Work to complete:
Return all lines from the listing below in which the string "with" occurs.

Dataset content:
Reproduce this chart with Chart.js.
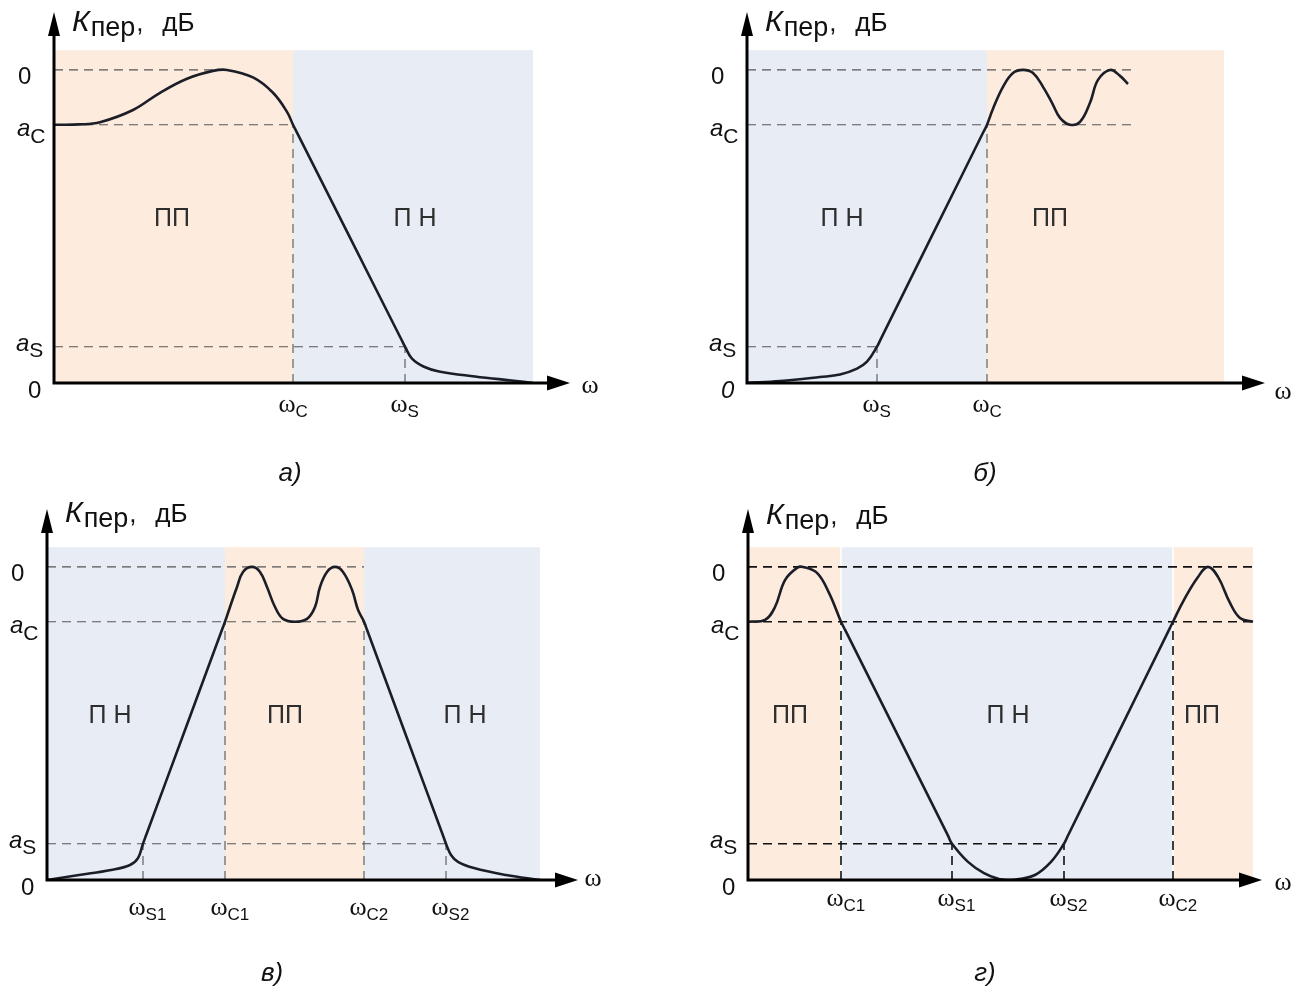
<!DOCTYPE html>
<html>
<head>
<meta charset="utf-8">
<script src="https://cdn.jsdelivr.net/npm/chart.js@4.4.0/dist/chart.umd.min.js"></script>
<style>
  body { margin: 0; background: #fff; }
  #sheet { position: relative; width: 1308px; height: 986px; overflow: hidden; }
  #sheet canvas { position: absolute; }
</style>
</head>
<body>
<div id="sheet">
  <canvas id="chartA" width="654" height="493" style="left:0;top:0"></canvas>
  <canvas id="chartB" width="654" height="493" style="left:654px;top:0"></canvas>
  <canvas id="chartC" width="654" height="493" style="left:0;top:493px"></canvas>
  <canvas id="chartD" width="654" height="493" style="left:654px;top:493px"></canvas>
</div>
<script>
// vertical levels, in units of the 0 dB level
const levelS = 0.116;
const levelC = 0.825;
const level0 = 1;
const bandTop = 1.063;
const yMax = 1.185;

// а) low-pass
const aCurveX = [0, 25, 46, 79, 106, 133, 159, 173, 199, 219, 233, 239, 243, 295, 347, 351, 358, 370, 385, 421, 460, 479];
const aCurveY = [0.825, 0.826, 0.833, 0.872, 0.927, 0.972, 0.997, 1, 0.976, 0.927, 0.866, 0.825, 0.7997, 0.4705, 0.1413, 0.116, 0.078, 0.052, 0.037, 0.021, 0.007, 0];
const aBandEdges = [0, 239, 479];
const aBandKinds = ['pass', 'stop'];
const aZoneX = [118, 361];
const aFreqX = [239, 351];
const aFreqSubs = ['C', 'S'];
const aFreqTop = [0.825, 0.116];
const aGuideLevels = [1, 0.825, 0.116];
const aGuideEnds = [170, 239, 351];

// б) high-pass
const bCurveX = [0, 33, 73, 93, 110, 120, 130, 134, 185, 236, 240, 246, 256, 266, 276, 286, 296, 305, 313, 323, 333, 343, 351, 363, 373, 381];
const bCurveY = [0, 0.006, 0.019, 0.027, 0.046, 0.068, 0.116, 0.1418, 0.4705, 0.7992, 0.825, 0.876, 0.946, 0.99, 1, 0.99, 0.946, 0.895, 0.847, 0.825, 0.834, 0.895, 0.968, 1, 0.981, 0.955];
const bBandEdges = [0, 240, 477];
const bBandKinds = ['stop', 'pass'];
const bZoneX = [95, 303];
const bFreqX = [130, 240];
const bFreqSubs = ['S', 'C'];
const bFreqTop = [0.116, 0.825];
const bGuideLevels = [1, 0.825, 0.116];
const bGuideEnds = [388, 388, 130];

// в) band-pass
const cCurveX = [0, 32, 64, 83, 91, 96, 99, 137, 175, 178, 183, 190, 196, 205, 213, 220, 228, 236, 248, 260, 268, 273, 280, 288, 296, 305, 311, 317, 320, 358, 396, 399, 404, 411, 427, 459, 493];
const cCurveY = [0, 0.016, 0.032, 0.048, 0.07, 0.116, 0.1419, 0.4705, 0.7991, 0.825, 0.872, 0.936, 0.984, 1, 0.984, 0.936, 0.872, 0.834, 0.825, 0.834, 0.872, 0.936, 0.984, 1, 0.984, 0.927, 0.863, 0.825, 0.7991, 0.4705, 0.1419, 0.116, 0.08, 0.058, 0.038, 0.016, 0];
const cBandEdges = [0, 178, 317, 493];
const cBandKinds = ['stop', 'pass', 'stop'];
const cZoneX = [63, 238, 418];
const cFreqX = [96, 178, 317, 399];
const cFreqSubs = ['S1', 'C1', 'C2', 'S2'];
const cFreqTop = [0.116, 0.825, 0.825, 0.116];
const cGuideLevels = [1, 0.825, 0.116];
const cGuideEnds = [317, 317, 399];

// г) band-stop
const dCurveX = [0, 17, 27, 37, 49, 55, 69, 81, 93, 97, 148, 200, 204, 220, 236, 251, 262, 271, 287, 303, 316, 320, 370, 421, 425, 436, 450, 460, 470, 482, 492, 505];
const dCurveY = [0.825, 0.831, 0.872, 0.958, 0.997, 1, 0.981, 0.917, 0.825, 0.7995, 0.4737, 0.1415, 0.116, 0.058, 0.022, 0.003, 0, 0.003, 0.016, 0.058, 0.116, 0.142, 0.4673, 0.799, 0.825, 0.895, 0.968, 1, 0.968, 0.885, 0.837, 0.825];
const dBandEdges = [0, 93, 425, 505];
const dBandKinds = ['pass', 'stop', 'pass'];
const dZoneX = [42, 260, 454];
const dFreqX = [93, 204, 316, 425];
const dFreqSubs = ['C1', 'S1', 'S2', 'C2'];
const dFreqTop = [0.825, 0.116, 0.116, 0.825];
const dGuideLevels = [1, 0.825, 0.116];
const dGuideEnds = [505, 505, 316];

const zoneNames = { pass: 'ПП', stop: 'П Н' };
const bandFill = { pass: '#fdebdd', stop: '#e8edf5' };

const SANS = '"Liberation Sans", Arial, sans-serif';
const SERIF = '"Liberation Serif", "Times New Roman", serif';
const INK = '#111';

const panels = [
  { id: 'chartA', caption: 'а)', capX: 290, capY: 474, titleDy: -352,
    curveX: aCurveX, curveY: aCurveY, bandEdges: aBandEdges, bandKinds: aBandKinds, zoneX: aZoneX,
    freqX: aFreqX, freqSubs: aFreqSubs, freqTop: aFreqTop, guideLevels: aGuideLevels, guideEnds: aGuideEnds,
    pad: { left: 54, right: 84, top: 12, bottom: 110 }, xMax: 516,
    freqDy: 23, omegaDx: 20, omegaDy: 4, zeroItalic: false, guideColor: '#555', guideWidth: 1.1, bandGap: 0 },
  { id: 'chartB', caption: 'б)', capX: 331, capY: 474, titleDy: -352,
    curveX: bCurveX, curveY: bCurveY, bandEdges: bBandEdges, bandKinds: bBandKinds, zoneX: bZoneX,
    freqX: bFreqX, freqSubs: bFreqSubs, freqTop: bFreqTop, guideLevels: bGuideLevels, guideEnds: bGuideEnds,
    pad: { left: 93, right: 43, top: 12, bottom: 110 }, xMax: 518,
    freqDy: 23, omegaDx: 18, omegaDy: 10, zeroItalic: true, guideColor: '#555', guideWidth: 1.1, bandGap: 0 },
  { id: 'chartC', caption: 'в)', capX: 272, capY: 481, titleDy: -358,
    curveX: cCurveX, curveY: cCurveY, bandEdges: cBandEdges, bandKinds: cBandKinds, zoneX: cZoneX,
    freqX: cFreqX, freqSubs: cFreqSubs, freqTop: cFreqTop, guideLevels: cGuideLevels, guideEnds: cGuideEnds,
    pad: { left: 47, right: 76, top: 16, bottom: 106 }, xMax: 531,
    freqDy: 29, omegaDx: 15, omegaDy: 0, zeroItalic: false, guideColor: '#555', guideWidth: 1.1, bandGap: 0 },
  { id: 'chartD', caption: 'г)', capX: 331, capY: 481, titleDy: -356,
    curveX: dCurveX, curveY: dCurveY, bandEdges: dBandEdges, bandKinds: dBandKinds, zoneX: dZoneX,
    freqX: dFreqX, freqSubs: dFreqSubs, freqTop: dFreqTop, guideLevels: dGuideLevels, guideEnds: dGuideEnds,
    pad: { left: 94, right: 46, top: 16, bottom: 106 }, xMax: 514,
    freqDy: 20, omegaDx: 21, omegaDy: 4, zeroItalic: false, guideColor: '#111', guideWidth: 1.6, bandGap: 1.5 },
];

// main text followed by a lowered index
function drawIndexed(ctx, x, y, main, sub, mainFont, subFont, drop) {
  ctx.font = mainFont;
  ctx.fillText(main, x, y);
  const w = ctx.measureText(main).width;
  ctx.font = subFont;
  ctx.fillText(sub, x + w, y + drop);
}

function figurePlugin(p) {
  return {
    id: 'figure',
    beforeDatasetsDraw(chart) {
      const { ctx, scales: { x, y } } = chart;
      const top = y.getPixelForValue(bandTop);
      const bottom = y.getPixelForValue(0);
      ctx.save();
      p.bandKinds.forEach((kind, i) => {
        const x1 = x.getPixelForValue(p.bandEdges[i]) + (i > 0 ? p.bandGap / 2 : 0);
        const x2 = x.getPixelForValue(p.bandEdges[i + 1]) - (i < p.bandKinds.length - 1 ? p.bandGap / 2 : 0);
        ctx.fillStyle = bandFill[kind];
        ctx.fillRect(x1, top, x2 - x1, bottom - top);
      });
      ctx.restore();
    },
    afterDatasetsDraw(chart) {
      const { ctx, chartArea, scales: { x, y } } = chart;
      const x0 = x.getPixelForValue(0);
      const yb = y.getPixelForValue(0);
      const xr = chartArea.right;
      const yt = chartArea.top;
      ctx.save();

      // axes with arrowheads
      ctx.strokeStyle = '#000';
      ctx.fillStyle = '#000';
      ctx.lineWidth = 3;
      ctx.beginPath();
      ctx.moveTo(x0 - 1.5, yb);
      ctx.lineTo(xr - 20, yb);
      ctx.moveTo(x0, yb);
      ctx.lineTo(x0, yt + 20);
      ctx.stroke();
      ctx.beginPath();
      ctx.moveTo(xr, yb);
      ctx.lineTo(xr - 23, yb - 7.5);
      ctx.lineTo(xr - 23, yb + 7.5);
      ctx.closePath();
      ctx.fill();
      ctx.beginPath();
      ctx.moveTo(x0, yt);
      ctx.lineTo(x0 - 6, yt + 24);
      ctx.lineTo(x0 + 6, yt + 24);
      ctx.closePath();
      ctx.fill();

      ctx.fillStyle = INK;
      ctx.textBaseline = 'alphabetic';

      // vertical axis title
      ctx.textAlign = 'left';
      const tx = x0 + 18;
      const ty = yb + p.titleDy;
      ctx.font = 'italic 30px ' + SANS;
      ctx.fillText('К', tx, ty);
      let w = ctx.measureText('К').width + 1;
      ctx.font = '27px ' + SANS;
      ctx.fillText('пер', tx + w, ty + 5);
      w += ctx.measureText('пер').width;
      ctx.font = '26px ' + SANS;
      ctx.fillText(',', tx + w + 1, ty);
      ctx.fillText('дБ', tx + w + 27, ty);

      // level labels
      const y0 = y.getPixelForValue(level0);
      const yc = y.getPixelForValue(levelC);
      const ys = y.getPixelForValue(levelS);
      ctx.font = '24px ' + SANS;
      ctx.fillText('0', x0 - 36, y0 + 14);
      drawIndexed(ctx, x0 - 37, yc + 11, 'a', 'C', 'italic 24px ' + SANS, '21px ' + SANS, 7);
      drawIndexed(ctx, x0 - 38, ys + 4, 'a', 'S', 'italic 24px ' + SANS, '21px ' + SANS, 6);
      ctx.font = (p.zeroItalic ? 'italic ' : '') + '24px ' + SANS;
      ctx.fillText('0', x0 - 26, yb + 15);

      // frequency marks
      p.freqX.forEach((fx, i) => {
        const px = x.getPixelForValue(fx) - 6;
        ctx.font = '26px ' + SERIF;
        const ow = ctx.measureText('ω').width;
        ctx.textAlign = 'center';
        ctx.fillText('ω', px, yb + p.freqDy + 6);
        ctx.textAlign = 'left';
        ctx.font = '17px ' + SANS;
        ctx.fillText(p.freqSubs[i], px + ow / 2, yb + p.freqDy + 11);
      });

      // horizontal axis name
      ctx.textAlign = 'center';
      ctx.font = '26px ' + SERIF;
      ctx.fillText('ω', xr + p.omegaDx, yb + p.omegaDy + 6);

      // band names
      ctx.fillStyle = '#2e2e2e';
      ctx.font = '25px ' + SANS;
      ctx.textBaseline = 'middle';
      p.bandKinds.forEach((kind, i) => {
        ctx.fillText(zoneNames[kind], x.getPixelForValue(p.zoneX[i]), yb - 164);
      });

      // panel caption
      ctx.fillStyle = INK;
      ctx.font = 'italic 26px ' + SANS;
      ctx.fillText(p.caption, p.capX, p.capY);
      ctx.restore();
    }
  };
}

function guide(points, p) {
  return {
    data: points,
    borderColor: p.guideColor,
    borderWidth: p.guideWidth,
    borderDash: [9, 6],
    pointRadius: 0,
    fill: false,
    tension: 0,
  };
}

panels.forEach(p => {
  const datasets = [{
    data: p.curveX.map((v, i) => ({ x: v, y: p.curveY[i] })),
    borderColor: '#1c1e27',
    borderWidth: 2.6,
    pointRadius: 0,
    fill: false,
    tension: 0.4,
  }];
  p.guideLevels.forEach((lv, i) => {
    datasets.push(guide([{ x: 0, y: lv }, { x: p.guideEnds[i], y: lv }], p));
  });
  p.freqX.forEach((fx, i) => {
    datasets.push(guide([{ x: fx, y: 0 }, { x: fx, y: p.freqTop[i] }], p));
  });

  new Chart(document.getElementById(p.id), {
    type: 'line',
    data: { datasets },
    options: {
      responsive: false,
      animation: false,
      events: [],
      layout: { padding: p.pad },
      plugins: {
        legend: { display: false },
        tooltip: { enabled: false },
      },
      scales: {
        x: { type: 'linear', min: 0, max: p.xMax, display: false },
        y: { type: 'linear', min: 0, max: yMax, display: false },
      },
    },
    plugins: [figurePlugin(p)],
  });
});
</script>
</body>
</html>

Complete answer:
Reproduce this chart with Chart.js.
      // axes with arrowheads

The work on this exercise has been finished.